On Saturday, the more than 1,200 firefighters who are battling the fire continued to build lines to corral the flames before more threatening winds and dry conditions developed.

Up here in Santa Fe county we’re about 250 miles from the fire. Still, at least one day and night of every three is tough on my ancient respiratory system. I doubt my younger neighbors are faring much better – depending on wind direction.

This study and impending work made for a lively and interesting discussion at lunchtime, today. One of the voices at the table has firsthand experience fighting wildfires – coming from a Forest service family. The rest of us have spent varying chunks of time studying the history of western forest fires and fire management. You had better invest a little time when you live in a region where firestorms are not uncommon, lives and property can be incinerated in a matter of hours and minutes, as much can be lost in flash floods during monsoon season close on the heels of fire season.
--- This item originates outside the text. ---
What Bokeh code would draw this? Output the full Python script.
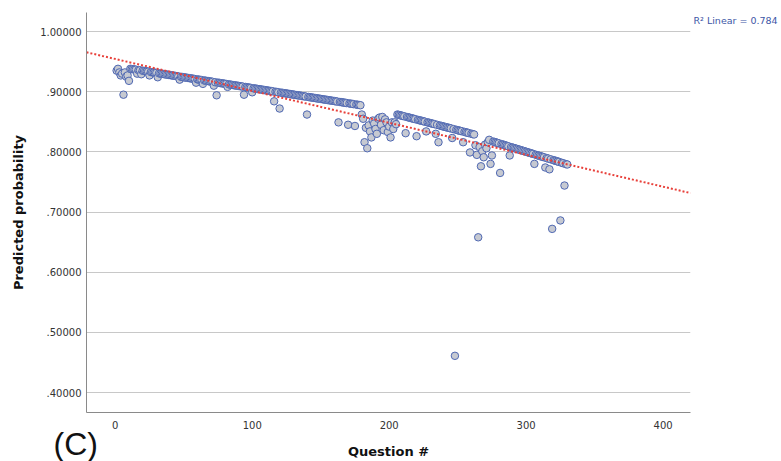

The consensus was that management plans that approximate the natural cycles of burn and regrowth native to the region before it was overtaken by cattle ranching – are the best chance for longterm survival of forests. A style that allows for the best longterm appreciation of nature’s bounty may be counter to settlements as poorly sited for fire safety as trailer parks built in southeastern flood plains; but, environmental goals should reflect sensible accommodation to historic processes.

Looking forward to the information gathered and analyzed.